I confess I have never heard of Simon Forman, so I found this article about him very informative (it was posted on Facebook by Stephanie Gailling of Planetary Apothecary). He was an astrologer in the late 16th century, predating William Lilly who is one of the more famous medieval astrologers and evidently inherited a wealth of Forman’s knowledge via Elias Ashmole who collected Forman’s papers after death.
Forman may have been one of the first medical astrologers. Though he “fancied himself a magus [magician],” he also obtained a degree in “physic” and a license to practice medicine after he had been fined for practicing medicine without a license. Like today, the practice of healing was steeped in political controversy:
The College of Physicians of London was founded in 1514 (it received a Royal Charter in 1674). Its powers waxed and waned over the coming centuries, depending on support from the Crown and courts. It issued licences to practise physic, inspected the wares of apothecaries and heard cases of malpractice. Physic was defined as medicine that concerns the internal workings of the body. It was rooted in the teachings of Galen, adapted and augmented as it was transmitted through the Arab world and into the universities of medieval and Renaissance Europe. The four humours – blood, phlegm, yellow bile, black bile – had elemental properties (hot, cold, moist, dry) and an imbalance resulted in illness. Physicians advised their clients about how to maintain health through attention to diet, sleep and exercise and prescribed remedies to maintain the correct balance or to moderate a disruption. As directed, barber-surgeons performed blood-letting and apothecaries filled prescriptions for substances to evacuate the body through vomits, purges or sweats. Physicians and a minority of surgeons learned their art at the universities. Apothecaries and most surgeons trained through apprenticeships. These occupations were regulated through urban guilds.

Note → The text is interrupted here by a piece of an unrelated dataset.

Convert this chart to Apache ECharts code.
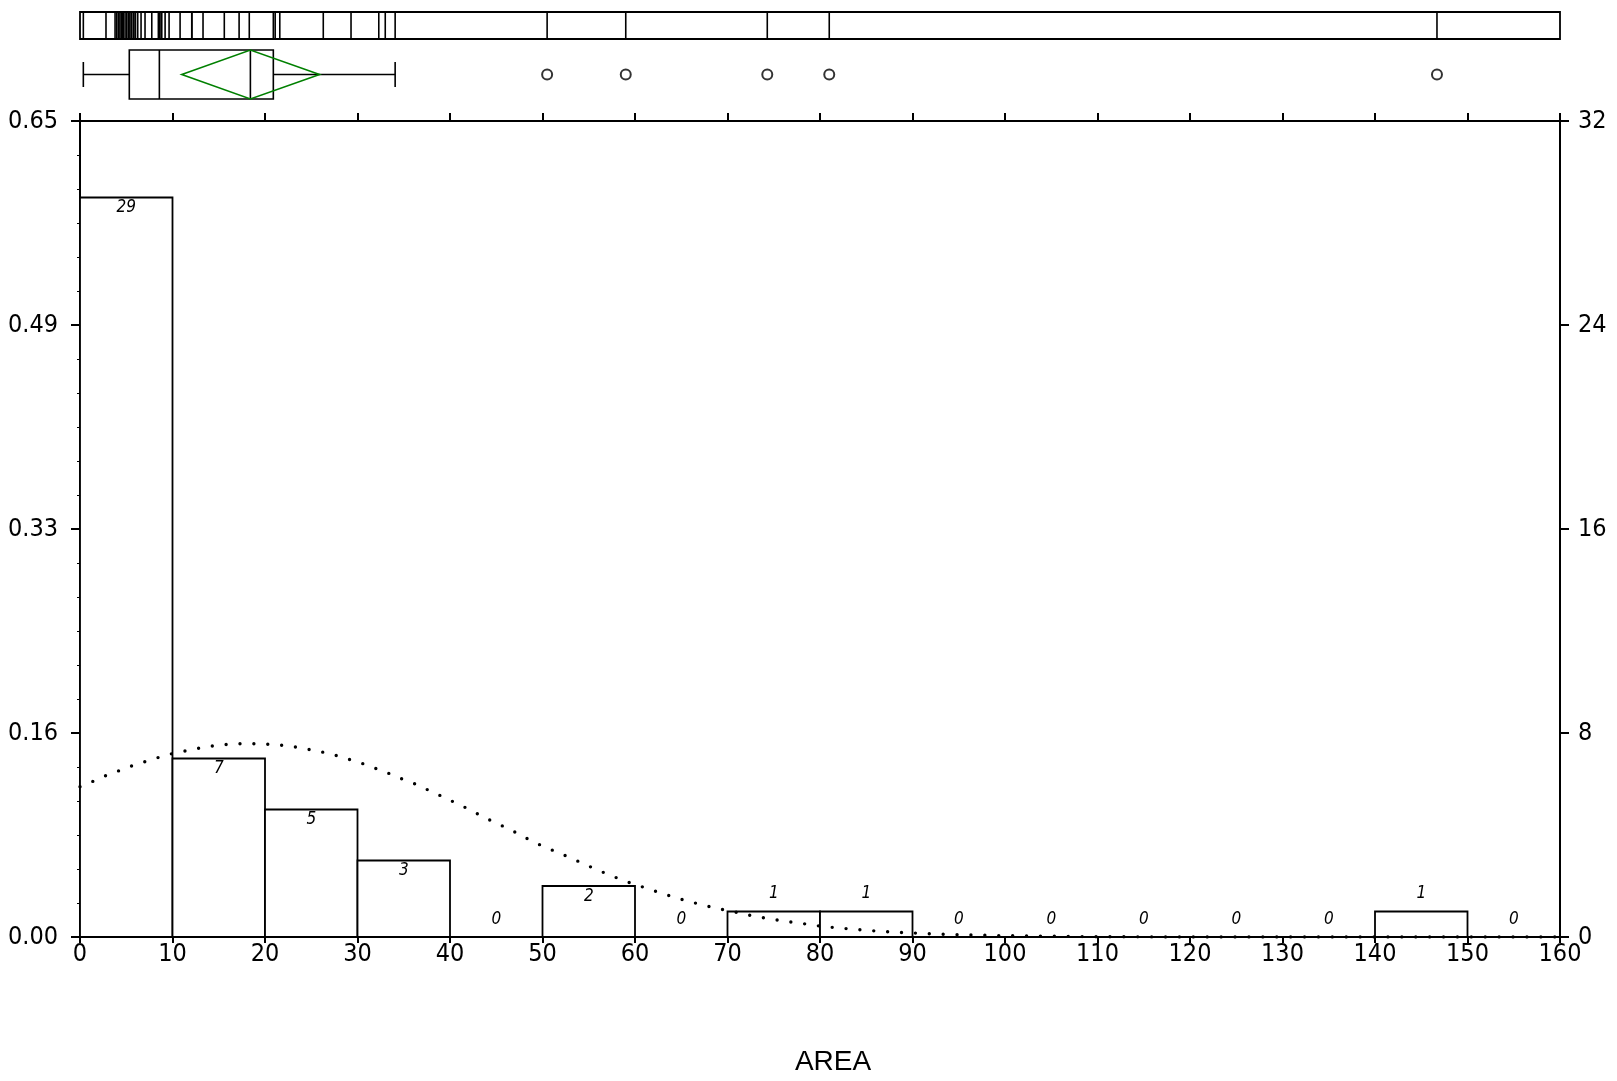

This was a hierarchy of knowledge and status. Physicians were the medical elite, though they represent only a fraction of the medical practitioners in early modern London. Between 1580 and 1600 there were 50 licensed physicians in London. During this period the college identified 150 people practising physic in the city without due authority, some of whom were licensed but most of whom represent a larger body of irregular practitioners, many holding multiple occupations. These people ranged from highly educated men with medical degrees from foreign universities to people (mostly men, the occasional woman) who were schooled through experience alone. These practitioners came to the attention of the college through informants, during disputes over contracts or in cases of malpractice. From the perspective of the college, Forman was a quack. They examined him and found that he had little Latin learning and his knowledge of astrology was risible. Other practitioners defied the college’s authority but Forman alone professed the supremacy of his astrological methods and attracted such an extensive clientele.
Forman actively challenged the established hierarchy in the name of astrology, promoting a model of medicine in which a single practitioner managed his patients’ health by reading the stars to judge the cause of the disease, advising on regimen, performing blood-letting and minor surgery as necessary and prescribing his own distillations and drugs. Not only did the astrologer provide a complete service in tune with the cosmos, he alone could judge whether a disease was natural, demonic or divine. He alone could fashion amulets and potions charged with occult forces. …
Of course today we generally don’t consider disease as being either demonic or divine, but the dispute between the medical establishment and alternative healing practitioners is still very much with us.
Forman had his enemies and his critics as one would expect, but he was evidently an important link in the chain of astrological knowledge in a time where darkness kept such knowledge hidden.